Когда наконец документы были собраны и ноги сами понесли нас в ГлавПУР, к начальнику Отдела культуры генералу Аниковичу, он нам как печать на лбы поставил:

– Умер Брежнев-то! Фильм срочно надо переделать, заменить весь материал с Брежневым на Андропова.
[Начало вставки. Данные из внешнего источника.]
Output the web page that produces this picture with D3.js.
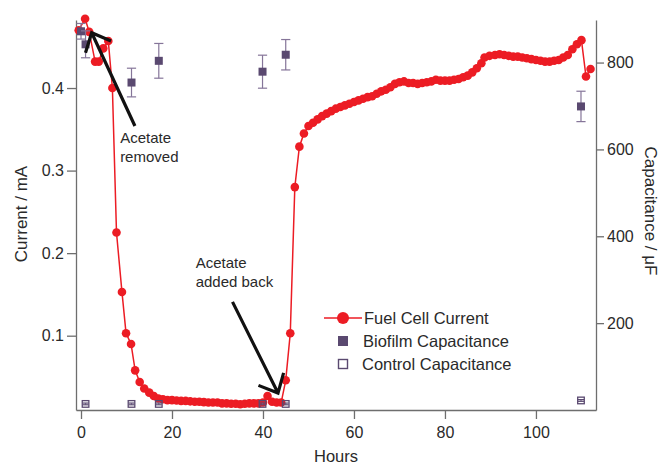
<html>
<head>
<meta charset='utf-8' />
<title>Fuel Cell Current and Capacitance</title>
<script src="https://d3js.org/d3.v7.min.js"></script>
<style>
body { margin: 0; background: #fff; }
text { font-family: "Liberation Sans", Arial, sans-serif; }
</style>
</head>
<body>
<script>

// fuel cell current (mA) vs hours
var hours = [-0.5, 0.9, 1.8, 3.1, 3.9, 4.9, 6.0, 6.9, 7.8, 9.0, 9.9, 11.0, 11.9, 12.9, 13.9, 15, 16, 17, 18, 19,
	20, 21, 22, 23, 24, 25, 26, 27, 28, 29, 30, 31, 32, 33, 34, 35, 36, 37, 38, 39,
	40, 41, 42, 43, 44, 45, 46, 47, 48, 49, 50, 51, 52, 53, 54, 55, 56, 57, 58, 59,
	60, 61, 62, 63, 64, 65, 66, 67, 68, 69, 70, 71, 72, 73, 74, 75, 76, 77, 78, 79,
	80, 81, 82, 83, 84, 85, 86, 87, 88, 88.7, 89.8, 91, 92, 93, 94, 95, 96, 97, 98, 99,
	100, 101, 102, 103, 104, 105, 106, 107, 108, 109, 110, 111, 112];
var current = [0.470, 0.484, 0.468, 0.432, 0.432, 0.448, 0.457, 0.400, 0.225, 0.153, 0.103, 0.090, 0.058, 0.044, 0.036, 0.031, 0.027, 0.024, 0.023, 0.022,
	0.022, 0.0215, 0.021, 0.021, 0.0205, 0.020, 0.020, 0.0195, 0.019, 0.019, 0.019, 0.018, 0.018, 0.0175, 0.0175, 0.017, 0.0175, 0.018, 0.018, 0.018,
	0.019, 0.027, 0.020, 0.019, 0.019, 0.046, 0.103, 0.280, 0.329, 0.345, 0.354, 0.358, 0.362, 0.366, 0.369, 0.372, 0.375, 0.377, 0.379, 0.381,
	0.383, 0.385, 0.387, 0.389, 0.390, 0.393, 0.396, 0.398, 0.401, 0.405, 0.407, 0.408, 0.406, 0.406, 0.405, 0.406, 0.407, 0.408, 0.410, 0.409,
	0.409, 0.409, 0.410, 0.411, 0.413, 0.415, 0.419, 0.424, 0.430, 0.437, 0.439, 0.440, 0.441, 0.440, 0.439, 0.438, 0.438, 0.437, 0.436, 0.435,
	0.434, 0.433, 0.432, 0.432, 0.433, 0.434, 0.437, 0.440, 0.447, 0.453, 0.458, 0.414, 0.423];

// biofilm capacitance (uF) with error
var bioHours = [0, 1, 11.1, 17.1, 39.9, 45, 109.9];
var bioCap = [872, 842, 754, 804, 779, 818, 699];
var bioErr = [18, 31, 33, 40, 38, 35, 35];

// control capacitance (uF)
var ctrlHours = [1, 11.1, 17.1, 39.9, 45, 109.9];
var ctrlCap = [14, 14, 14, 14, 14, 22];
var ctrlErr = [2, 2, 2, 2, 2, 2];

var xTicks = [0, 20, 40, 60, 80, 100];
var yTicks = [0.1, 0.2, 0.3, 0.4];
var y2Ticks = [200, 400, 600, 800];

var legendLabels = ["Fuel Cell Current", "Biofilm Capacitance", "Control Capacitance"];

// annotations: [hour, current] for text and arrow tail/tip
var notes = [
	{lines: ["Acetate", "removed"], at: [8.6, 0.333], tail: [11.85, 0.354], tip: [2.35, 0.467]},
	{lines: ["Acetate", "added back"], at: [25.2, 0.182], tail: [33.3, 0.141], tip: [43.3, 0.0305]}
];

var red = "#ec1c24", purple = "#5a4970", purpleLight = "#857599", axisGrey = "#6e6e6e", txt = "#2a2a2a";

var svg = d3.select("body").append("svg")
	.attr("width", 661).attr("height", 464);

var xScale = d3.scaleLinear().domain([-1.1, 113.2]).range([76, 596]);
var yScale = d3.scaleLinear().domain([0.010, 0.4824]).range([410, 20]);
var y2Scale = d3.scaleLinear().domain([0, 898]).range([410, 20]);

// axes
var gx = svg.append("g").attr("transform", "translate(0,410)")
	.call(d3.axisBottom(xScale).tickValues(xTicks).tickSize(9).tickSizeOuter(0).tickPadding(7.5));
var gy = svg.append("g").attr("transform", "translate(76,0)")
	.call(d3.axisLeft(yScale).tickValues(yTicks).tickFormat(d3.format(".1f")).tickSize(9).tickSizeOuter(0).tickPadding(3));
var gy2 = svg.append("g").attr("transform", "translate(596,0)")
	.call(d3.axisRight(y2Scale).tickValues(y2Ticks).tickSize(8).tickSizeOuter(0).tickPadding(3));

[gx, gy, gy2].forEach(function(g) {
	g.selectAll("path, line").attr("stroke", axisGrey).attr("stroke-width", 1.3);
	g.selectAll("text").attr("fill", txt).attr("font-size", "16px")
		.attr("font-family", "'Liberation Sans', Arial, sans-serif");
});

svg.append("text").attr("x", 336).attr("y", 462).attr("text-anchor", "middle")
	.attr("font-size", "16.5px").attr("fill", txt).text("Hours");
svg.append("text").attr("transform", "translate(27,214) rotate(-90)").attr("text-anchor", "middle")
	.attr("font-size", "17px").attr("fill", txt).text("Current / mA");
svg.append("text").attr("transform", "translate(645,211) rotate(90)").attr("text-anchor", "middle")
	.attr("font-size", "17px").attr("fill", txt).text("Capacitance / \u03bcF");

// current line + markers
var pts = hours.map(function(h, i) { return {h: h, v: current[i]}; });
var line = d3.line().x(d => xScale(d.h)).y(d => yScale(d.v));

svg.append("path").datum(pts)
	.attr("fill", "none").attr("stroke", red).attr("stroke-width", 1.5)
	.attr("d", line);

svg.append("g").selectAll("circle").data(pts).enter().append("circle")
	.attr("cx", d => xScale(d.h)).attr("cy", d => yScale(d.v))
	.attr("r", 4.3).attr("fill", red);

// capacitance
var drawCap = function(hs, cs, es, filled) {
	var g = svg.append("g");
	hs.forEach(function(h, i) {
		var x = xScale(h);
		var top = y2Scale(cs[i] + es[i]), bot = y2Scale(cs[i] - es[i]), mid = y2Scale(cs[i]);
		var cw = filled ? 4.6 : 3;
		g.append("line").attr("x1", x).attr("x2", x).attr("y1", top).attr("y2", bot)
			.attr("stroke", purpleLight).attr("stroke-width", 1.2);
		[top, bot].forEach(function(yy) {
			g.append("line").attr("x1", x - cw).attr("x2", x + cw).attr("y1", yy).attr("y2", yy)
				.attr("stroke", filled ? purpleLight : purple).attr("stroke-width", 1.2);
		});
		if (filled) {
			g.append("rect").attr("x", x - 4).attr("y", mid - 4).attr("width", 8).attr("height", 8)
				.attr("fill", purple);
		} else {
			g.append("rect").attr("x", x - 3.3).attr("y", mid - 3.3).attr("width", 6.6).attr("height", 6.6)
				.attr("fill", "none").attr("stroke", purple).attr("stroke-width", 1.3);
		}
	});
};
drawCap(bioHours, bioCap, bioErr, true);
drawCap(ctrlHours, ctrlCap, ctrlErr, false);

// annotations with arrows
notes.forEach(function(n) {
	var tx = xScale(n.at[0]), ty = yScale(n.at[1]);
	n.lines.forEach(function(l, i) {
		svg.append("text").attr("x", tx).attr("y", ty + i * 18.5)
			.attr("font-size", "15px").attr("fill", txt).text(l);
	});
	var x0 = xScale(n.tail[0]), y0 = yScale(n.tail[1]);
	var x1 = xScale(n.tip[0]), y1 = yScale(n.tip[1]);
	var ang = Math.atan2(y0 - y1, x0 - x1), len = 21, spread = 42 * Math.PI / 180;
	var wing = function(s) { return [x1 + len * Math.cos(ang + s), y1 + len * Math.sin(ang + s)]; };
	var w1 = wing(spread), w2 = wing(-spread);
	svg.append("path")
		.attr("d", "M" + x0 + "," + y0 + "L" + x1 + "," + y1 + "M" + w1 + "L" + x1 + "," + y1 + "L" + w2)
		.attr("fill", "none").attr("stroke", "#111").attr("stroke-width", 3.2)
		.attr("stroke-linejoin", "miter");
});

// legend
var legend = svg.append("g").attr("transform", "translate(343,318)");
legend.append("line").attr("x1", -19).attr("x2", 19).attr("y1", 0).attr("y2", 0)
	.attr("stroke", red).attr("stroke-width", 1.5);
legend.append("circle").attr("r", 6).attr("fill", red);
legend.append("rect").attr("x", -5).attr("y", 23 - 5).attr("width", 10).attr("height", 10).attr("fill", purple);
legend.append("rect").attr("x", -4.5).attr("y", 46 - 4.5).attr("width", 9).attr("height", 9)
	.attr("fill", "none").attr("stroke", purple).attr("stroke-width", 1.4);
legendLabels.forEach(function(l, i) {
	legend.append("text").attr("x", [21, 20, 19][i]).attr("y", i * 23).attr("dy", "0.35em")
		.attr("font-size", "16.5px").attr("fill", txt).text(l);
});

</script>
</body>
</html>
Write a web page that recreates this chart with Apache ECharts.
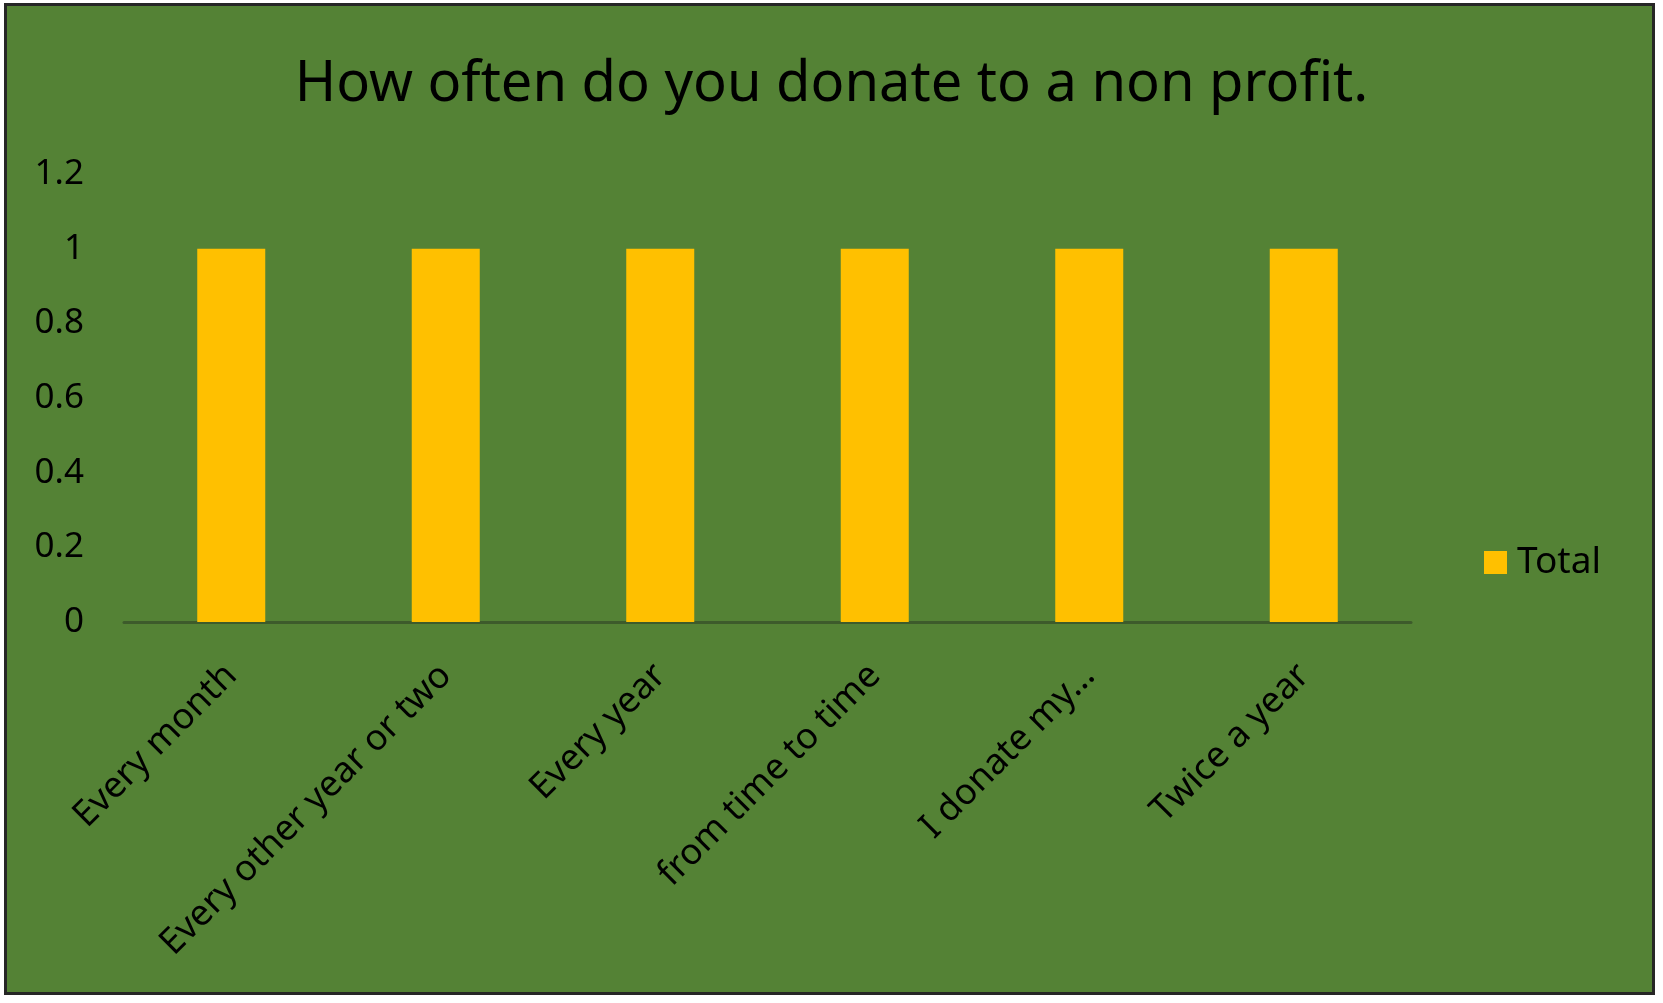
<!DOCTYPE html>
<html>
<head>
<meta charset="utf-8">
<script src="https://cdn.jsdelivr.net/npm/echarts@6/dist/echarts.min.js"></script>
<style>
html,body{margin:0;padding:0;background:#ffffff;width:1663px;height:1003px;overflow:hidden;}
#frame{position:absolute;left:4px;top:3px;width:1651px;height:992px;border:3px solid #262626;box-sizing:border-box;background:#548235;}
#chart{position:absolute;left:0;top:0;width:1663px;height:1003px;}
</style>
</head>
<body>
<div id="frame"></div>
<div id="chart"></div>
<script>
const titleText = "How often do you donate to a non profit.";
const categories = ["Every month", "Every other year or two", "Every year", "from time to time", "I donate my\u2026", "Twice a year"];
const seriesName = "Total";
const totals = [1, 1, 1, 1, 1, 1];
const yMin = 0, yMax = 1.2, yStep = 0.2;

const FONT = "'Noto Sans', sans-serif";
const chart = echarts.init(document.getElementById('chart'), null, {renderer: 'canvas'});
chart.setOption({
  backgroundColor: 'transparent',
  animation: false,
  title: {
    text: titleText,
    left: 'center',
    top: 52,
    textStyle: {fontFamily: FONT, fontSize: 56, fontWeight: 'normal', color: '#000000'}
  },
  legend: {
    data: [seriesName],
    orient: 'vertical',
    left: 1479,
    top: 539,
    icon: 'rect',
    itemWidth: 23,
    itemHeight: 23,
    itemGap: 10,
    textStyle: {fontFamily: FONT, fontSize: 37, color: '#000000', padding: [0,0,0,5]}
  },
  grid: {left: 124, top: 174, width: 1287, height: 448, containLabel: false},
  xAxis: {
    type: 'category',
    data: categories,
    axisTick: {show: false},
    axisLine: {show: true, lineStyle: {color: '#3d5b2b', width: 3}},
    axisLabel: {rotate: 45, margin: 48, interval: 0, fontFamily: FONT, fontSize: 36, color: '#000000'},
    splitLine: {show: false}
  },
  yAxis: {
    type: 'value',
    min: yMin, max: yMax, interval: yStep,
    axisLine: {show: false},
    axisTick: {show: false},
    splitLine: {show: false},
    axisLabel: {margin: 40, fontFamily: FONT, fontSize: 35, color: '#000000',
      formatter: v => String(Math.round(v * 10) / 10)}
  },
  series: [{
    name: seriesName,
    type: 'bar',
    data: totals,
    barWidth: 68,
    itemStyle: {color: '#FFC000'}
  }]
});
</script>
</body>
</html>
– Да вы что?! Вы хоть малейшее представление о кино имеете? Это же не карты перетасовать – короля на валета!.. У нас в фильме Брежнев – не генсек, не руководитель государства, которому почести воздаются. Он солдат, из когорты героической профессии. Заменить!.. Вы видели какой материал собран по Малой земле? Уникальный! Интервью однополчан – со слезами… Какой это был политрук, как был близок к солдатам… Вспомните интервью Кайды, матроса-гиганта, который шел в атаку с горячим пулеметом «Максим» в вытянутой правой руке! Он рассказывал: Брежнев бежал в атаку рядом, недалеко взорвалась граната… Вовчику Кайде оторвало ноги. Сестра говорит: «Дай перевяжу!» А он в ответ: «Последнюю гранату швырну, тогда перевяжешь!..» Рядом с ним упал контуженный Брежнев… А знаменитый кадр: Брежнев на катере идет на Малую землю, где кровь проливал с однополчанами. А на глазах у него слезы… При чем тут новый генсек?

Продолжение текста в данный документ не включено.